## GOAL OF THE EXERCISE
In the lines below, output everything from the first line through the line containing "YAxis, BarChart, Bar" exactly as it is. Pictures are not part of the output.

## DATASET EXCERPT

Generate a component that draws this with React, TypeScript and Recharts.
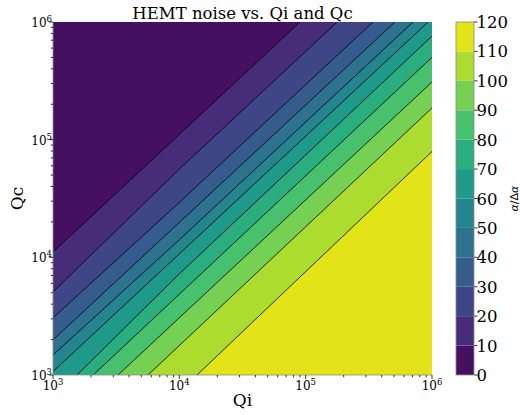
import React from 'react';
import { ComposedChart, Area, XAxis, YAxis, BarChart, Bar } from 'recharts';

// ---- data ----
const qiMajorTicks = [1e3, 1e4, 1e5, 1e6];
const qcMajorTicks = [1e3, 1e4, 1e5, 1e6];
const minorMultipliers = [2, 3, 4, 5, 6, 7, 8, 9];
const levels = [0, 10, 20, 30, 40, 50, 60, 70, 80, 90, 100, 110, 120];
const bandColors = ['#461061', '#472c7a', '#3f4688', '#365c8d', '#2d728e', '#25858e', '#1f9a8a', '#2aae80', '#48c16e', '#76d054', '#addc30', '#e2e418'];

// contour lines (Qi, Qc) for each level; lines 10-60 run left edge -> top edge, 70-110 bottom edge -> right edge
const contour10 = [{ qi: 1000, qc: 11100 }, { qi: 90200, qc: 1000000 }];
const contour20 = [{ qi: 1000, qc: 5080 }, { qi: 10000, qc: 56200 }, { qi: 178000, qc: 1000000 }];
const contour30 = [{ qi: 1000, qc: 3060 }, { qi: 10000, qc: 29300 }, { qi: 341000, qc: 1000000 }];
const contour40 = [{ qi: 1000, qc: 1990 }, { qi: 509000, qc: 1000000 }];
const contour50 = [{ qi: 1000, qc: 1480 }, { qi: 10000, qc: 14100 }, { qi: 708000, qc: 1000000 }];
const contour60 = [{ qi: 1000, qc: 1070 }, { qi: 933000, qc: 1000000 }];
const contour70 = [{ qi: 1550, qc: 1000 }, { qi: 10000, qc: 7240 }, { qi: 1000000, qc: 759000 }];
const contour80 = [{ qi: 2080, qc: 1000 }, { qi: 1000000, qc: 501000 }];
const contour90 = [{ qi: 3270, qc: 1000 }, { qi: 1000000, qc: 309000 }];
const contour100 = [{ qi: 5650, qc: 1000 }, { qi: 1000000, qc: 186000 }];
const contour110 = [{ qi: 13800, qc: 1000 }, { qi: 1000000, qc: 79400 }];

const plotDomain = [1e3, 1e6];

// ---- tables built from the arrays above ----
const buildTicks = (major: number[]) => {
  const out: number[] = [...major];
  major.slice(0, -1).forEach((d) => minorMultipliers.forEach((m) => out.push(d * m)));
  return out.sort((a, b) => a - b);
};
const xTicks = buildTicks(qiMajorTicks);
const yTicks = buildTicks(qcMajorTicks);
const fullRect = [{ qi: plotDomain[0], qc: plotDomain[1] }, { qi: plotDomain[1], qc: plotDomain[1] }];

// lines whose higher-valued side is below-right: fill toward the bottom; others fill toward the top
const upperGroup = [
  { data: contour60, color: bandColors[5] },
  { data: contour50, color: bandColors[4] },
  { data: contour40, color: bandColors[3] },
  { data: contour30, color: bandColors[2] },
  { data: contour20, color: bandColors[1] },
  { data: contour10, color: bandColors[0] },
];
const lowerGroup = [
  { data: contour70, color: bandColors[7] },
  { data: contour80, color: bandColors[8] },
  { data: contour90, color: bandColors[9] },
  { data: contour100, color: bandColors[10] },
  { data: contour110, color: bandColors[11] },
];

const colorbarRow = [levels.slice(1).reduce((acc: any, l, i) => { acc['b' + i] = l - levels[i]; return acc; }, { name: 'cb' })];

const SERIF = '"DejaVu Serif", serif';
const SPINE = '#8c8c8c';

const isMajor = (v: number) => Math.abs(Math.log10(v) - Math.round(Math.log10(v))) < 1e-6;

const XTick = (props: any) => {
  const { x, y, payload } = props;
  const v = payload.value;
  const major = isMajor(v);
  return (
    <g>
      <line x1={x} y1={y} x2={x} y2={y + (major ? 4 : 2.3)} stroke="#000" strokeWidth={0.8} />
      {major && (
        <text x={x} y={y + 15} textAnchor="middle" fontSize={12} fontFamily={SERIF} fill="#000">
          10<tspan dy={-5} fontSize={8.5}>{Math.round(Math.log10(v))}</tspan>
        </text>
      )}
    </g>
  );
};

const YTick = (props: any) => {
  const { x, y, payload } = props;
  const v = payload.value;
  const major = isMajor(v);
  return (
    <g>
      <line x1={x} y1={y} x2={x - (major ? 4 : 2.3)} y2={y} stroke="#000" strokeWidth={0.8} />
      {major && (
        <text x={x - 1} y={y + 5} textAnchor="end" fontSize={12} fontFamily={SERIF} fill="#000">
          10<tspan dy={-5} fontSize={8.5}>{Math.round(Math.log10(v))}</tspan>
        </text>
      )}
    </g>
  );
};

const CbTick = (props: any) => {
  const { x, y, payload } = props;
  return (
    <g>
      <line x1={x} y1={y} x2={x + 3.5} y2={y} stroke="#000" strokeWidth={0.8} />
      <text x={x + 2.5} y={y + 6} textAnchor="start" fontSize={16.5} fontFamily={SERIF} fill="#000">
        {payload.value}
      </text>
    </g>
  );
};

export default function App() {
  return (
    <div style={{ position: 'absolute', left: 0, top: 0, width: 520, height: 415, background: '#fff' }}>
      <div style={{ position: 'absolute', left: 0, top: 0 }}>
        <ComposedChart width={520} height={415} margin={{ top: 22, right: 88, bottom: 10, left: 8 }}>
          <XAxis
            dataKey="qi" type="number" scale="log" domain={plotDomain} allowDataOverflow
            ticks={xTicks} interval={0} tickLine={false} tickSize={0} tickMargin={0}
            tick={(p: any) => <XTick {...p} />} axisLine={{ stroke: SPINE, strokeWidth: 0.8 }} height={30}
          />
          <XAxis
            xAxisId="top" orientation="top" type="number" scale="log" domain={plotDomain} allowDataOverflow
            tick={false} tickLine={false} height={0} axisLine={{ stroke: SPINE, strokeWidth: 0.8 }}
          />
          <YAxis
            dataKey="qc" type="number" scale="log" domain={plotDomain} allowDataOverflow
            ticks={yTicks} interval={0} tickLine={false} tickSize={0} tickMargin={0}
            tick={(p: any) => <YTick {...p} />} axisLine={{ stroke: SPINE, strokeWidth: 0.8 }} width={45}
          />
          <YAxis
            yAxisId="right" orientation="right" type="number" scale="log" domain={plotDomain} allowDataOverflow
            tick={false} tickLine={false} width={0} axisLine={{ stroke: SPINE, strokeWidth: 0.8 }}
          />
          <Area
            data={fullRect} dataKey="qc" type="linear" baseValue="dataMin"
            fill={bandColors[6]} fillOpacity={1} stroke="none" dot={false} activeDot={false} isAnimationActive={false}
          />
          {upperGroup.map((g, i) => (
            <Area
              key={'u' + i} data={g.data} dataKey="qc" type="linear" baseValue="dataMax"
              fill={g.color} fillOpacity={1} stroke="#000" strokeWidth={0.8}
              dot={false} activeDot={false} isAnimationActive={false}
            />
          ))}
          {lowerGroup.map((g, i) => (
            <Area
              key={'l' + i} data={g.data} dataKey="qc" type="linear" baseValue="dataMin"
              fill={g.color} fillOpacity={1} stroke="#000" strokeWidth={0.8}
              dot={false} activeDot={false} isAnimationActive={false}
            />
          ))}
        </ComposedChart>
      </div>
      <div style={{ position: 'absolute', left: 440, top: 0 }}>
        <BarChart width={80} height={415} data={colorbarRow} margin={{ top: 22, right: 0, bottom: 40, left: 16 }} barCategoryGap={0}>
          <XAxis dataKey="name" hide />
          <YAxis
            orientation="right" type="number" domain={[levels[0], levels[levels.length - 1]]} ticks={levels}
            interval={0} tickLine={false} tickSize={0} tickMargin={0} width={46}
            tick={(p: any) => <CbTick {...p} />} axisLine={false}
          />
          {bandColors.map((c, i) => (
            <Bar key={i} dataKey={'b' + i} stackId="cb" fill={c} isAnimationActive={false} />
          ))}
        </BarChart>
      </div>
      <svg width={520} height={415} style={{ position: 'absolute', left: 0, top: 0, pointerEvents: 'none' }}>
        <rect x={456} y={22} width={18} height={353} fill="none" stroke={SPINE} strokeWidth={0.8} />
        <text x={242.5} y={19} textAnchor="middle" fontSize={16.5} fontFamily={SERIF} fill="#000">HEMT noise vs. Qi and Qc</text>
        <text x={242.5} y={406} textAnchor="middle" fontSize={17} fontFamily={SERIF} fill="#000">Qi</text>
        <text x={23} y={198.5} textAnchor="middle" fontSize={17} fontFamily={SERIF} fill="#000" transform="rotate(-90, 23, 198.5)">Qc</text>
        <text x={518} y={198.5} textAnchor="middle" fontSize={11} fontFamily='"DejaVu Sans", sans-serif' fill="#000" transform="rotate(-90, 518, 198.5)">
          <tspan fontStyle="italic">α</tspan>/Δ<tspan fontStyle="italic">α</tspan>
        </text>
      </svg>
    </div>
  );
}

## FULL SOLUTION
Generate a component that draws this with React, TypeScript and Recharts.
import React from 'react';
import { ComposedChart, Area, XAxis, YAxis, BarChart, Bar } from 'recharts';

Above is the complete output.